[INFORMATION GIVEN]

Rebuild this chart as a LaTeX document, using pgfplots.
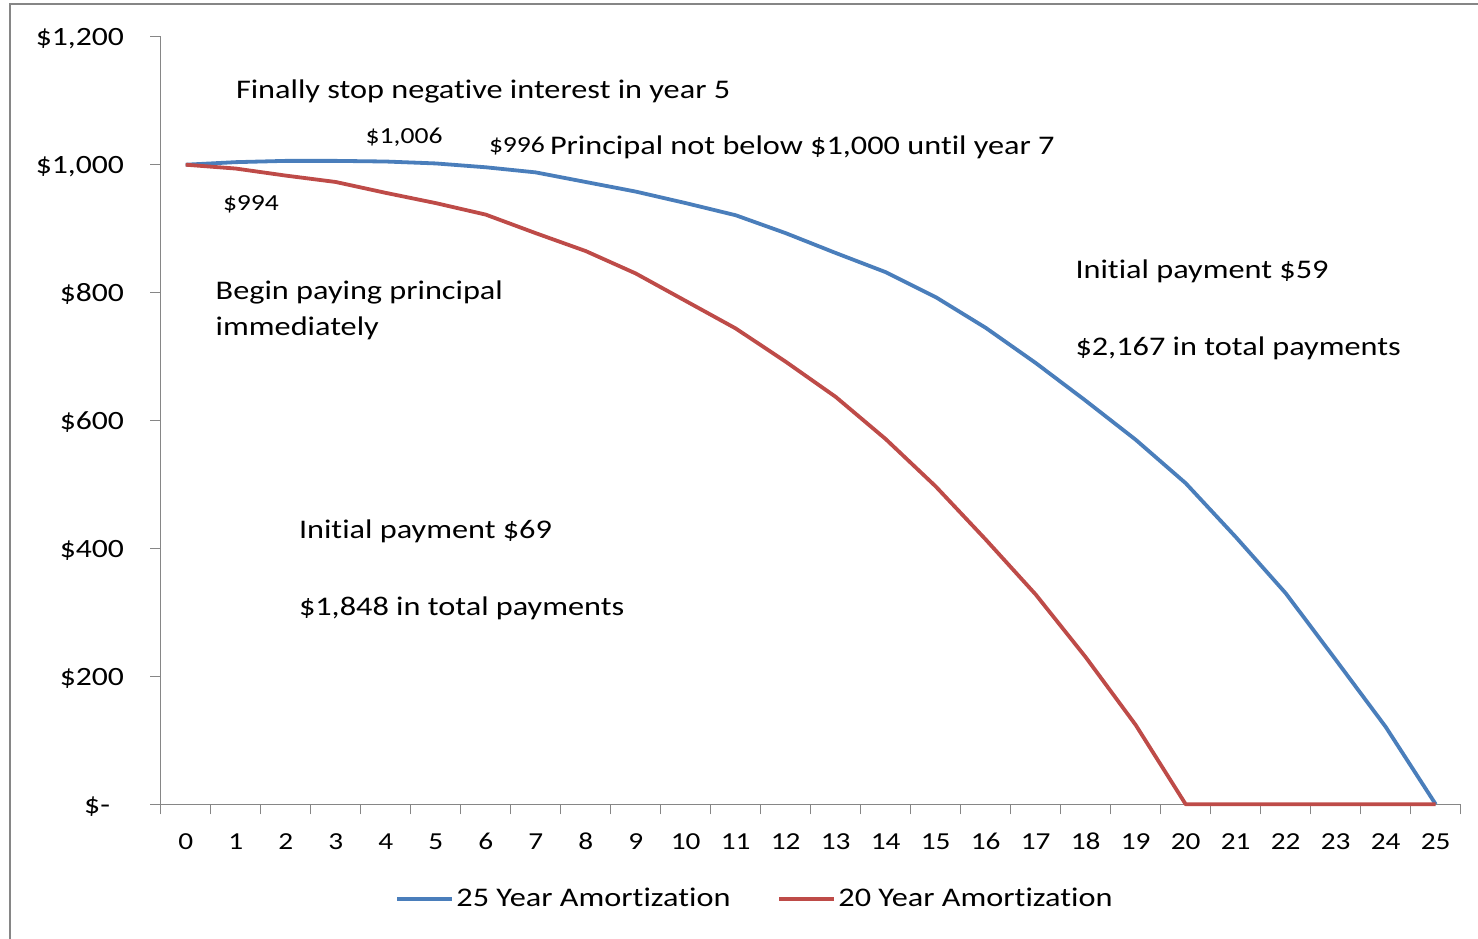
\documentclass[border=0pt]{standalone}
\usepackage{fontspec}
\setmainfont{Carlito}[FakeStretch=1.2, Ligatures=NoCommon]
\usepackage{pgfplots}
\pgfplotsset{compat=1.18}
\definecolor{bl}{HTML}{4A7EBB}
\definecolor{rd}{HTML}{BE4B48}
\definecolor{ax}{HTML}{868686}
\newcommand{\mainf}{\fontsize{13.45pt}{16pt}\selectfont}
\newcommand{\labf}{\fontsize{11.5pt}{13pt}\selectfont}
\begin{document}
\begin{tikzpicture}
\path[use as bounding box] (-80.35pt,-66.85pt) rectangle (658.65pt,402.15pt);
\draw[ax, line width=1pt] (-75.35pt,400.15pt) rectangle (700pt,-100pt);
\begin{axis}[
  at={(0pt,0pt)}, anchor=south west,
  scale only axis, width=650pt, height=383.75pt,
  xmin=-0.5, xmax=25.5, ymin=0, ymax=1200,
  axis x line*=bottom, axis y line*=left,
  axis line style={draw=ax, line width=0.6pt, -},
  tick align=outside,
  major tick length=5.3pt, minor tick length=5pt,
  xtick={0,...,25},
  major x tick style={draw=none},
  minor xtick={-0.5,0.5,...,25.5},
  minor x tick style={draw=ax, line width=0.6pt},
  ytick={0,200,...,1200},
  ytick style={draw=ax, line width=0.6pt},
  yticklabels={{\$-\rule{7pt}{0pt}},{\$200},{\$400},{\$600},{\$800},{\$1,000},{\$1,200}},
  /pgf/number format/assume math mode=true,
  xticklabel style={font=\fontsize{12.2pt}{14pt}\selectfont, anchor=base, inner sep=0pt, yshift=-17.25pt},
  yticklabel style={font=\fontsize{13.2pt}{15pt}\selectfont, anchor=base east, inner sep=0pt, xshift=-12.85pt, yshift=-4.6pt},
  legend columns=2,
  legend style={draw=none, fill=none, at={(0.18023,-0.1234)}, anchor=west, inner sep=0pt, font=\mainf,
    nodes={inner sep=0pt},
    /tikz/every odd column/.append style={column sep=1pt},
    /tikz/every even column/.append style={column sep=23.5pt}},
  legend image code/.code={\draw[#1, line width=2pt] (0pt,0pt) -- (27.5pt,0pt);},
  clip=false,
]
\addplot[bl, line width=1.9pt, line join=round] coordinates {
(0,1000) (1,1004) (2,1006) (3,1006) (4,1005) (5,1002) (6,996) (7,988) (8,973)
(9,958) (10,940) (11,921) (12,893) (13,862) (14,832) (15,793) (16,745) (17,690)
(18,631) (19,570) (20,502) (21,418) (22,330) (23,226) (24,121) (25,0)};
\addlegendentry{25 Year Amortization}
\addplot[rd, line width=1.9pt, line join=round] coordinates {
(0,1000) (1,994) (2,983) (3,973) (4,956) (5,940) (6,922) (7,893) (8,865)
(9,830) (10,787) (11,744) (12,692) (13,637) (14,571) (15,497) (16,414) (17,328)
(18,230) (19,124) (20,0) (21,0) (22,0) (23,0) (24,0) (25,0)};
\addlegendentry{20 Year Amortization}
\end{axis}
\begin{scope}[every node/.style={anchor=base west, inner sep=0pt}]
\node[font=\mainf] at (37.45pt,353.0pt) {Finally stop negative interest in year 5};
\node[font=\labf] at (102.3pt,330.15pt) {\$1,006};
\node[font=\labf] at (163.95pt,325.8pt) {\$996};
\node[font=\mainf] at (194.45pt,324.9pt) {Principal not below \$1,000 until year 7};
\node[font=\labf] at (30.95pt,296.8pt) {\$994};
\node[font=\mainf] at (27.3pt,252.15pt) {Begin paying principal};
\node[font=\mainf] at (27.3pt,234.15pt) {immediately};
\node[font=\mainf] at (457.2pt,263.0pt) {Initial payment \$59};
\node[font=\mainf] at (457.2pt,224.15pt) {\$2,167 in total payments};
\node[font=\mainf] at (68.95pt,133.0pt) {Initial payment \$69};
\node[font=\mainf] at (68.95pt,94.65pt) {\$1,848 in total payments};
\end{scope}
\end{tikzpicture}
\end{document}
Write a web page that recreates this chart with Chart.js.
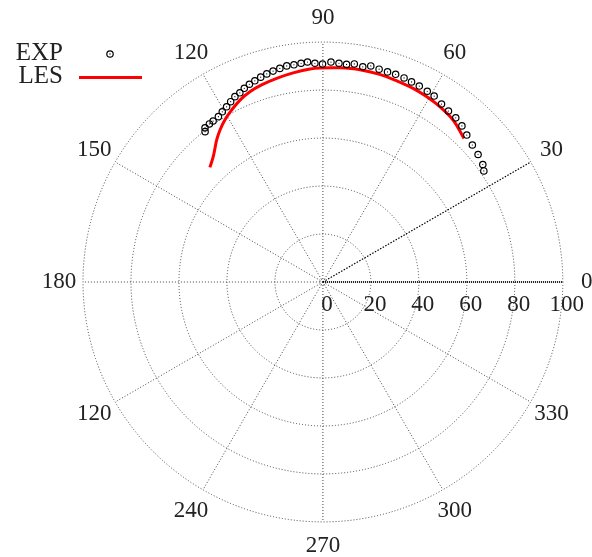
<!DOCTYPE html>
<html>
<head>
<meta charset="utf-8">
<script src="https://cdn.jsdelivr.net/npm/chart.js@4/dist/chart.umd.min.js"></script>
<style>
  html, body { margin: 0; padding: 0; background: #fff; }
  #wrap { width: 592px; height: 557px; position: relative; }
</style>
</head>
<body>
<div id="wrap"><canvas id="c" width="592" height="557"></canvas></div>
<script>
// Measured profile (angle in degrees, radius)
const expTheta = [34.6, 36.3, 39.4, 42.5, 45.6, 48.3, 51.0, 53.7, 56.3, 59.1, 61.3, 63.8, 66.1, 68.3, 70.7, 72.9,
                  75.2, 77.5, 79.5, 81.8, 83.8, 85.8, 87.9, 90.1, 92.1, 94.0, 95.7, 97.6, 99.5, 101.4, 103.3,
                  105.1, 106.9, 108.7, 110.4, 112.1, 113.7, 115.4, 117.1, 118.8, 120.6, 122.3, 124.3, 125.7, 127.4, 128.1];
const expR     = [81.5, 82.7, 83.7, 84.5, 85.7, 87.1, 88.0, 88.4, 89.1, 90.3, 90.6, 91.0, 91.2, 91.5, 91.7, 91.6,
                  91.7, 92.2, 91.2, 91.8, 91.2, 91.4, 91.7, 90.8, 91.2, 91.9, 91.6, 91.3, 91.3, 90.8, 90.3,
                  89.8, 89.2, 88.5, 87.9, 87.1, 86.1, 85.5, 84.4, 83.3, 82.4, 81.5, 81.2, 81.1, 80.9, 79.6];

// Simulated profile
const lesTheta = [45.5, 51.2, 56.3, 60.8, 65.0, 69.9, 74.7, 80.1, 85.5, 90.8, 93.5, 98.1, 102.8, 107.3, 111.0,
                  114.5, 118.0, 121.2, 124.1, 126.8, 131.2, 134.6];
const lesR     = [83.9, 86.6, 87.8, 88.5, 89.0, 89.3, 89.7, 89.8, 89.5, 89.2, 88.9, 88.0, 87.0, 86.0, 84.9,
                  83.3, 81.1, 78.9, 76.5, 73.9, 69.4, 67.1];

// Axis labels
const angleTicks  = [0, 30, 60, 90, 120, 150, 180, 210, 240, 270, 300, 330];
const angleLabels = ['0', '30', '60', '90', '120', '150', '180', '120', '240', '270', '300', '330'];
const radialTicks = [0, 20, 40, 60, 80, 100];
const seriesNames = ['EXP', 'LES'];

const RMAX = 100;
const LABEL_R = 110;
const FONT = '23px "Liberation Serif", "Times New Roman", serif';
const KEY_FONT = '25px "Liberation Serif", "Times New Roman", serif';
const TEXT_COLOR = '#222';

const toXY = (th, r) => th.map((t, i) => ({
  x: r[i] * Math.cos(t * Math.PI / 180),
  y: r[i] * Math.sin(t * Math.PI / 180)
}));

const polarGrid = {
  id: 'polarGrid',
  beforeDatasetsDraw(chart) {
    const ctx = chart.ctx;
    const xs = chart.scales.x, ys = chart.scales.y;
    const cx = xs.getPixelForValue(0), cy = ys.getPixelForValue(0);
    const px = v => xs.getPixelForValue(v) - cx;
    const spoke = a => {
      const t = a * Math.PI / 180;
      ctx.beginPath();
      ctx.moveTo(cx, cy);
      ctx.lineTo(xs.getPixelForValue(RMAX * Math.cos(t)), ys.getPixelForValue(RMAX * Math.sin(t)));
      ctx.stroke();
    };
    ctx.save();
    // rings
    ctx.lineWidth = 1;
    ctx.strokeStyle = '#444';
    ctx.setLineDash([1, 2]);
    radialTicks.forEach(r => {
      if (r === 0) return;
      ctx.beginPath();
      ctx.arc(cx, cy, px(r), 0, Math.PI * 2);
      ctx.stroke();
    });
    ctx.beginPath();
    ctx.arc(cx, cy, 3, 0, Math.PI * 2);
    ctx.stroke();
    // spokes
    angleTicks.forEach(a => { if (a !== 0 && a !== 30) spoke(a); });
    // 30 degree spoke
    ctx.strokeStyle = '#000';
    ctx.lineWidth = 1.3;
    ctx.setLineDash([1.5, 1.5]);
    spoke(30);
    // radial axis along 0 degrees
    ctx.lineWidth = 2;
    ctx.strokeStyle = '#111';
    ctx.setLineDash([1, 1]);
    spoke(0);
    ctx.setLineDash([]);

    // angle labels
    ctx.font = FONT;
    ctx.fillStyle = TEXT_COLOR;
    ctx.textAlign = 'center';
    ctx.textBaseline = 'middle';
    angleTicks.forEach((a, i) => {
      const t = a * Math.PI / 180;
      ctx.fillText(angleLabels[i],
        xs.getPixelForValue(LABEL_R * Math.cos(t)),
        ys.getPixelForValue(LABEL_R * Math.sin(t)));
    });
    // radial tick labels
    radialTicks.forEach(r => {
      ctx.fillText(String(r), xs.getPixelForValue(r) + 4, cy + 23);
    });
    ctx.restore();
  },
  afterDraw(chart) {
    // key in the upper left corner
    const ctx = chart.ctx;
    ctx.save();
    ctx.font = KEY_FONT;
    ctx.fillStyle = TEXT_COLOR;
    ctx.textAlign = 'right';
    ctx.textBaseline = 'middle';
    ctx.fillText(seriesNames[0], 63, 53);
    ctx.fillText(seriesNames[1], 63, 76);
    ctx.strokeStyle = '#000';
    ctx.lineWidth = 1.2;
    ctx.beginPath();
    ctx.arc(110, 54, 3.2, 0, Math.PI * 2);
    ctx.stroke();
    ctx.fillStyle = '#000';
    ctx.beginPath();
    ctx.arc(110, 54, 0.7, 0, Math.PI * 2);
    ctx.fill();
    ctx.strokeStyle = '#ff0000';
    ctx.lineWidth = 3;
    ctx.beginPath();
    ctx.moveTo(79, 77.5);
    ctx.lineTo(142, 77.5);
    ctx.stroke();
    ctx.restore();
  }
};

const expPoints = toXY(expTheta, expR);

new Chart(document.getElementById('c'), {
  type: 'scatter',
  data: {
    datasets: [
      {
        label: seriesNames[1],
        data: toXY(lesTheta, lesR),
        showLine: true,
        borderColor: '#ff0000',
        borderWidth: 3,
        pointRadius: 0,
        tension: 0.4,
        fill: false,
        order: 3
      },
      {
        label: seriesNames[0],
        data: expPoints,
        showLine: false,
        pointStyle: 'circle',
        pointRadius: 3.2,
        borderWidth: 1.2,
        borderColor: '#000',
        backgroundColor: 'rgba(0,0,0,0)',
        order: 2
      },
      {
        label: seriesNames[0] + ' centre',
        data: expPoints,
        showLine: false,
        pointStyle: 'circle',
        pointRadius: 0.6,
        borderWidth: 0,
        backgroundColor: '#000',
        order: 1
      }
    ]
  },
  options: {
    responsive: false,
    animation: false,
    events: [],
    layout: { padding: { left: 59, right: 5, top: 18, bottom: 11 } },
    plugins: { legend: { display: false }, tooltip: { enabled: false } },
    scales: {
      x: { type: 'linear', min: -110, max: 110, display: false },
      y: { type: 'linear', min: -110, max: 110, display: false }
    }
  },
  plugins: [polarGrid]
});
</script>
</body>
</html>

[GIVEN PROBLEM]
Gather every line from the listing above in which "this" appears, and copy those lines.

[RESPONSE BELOW]
Rebuild this chart as a LaTeX document, using pgfplots.
Write a web page that recreates this chart with Chart.js.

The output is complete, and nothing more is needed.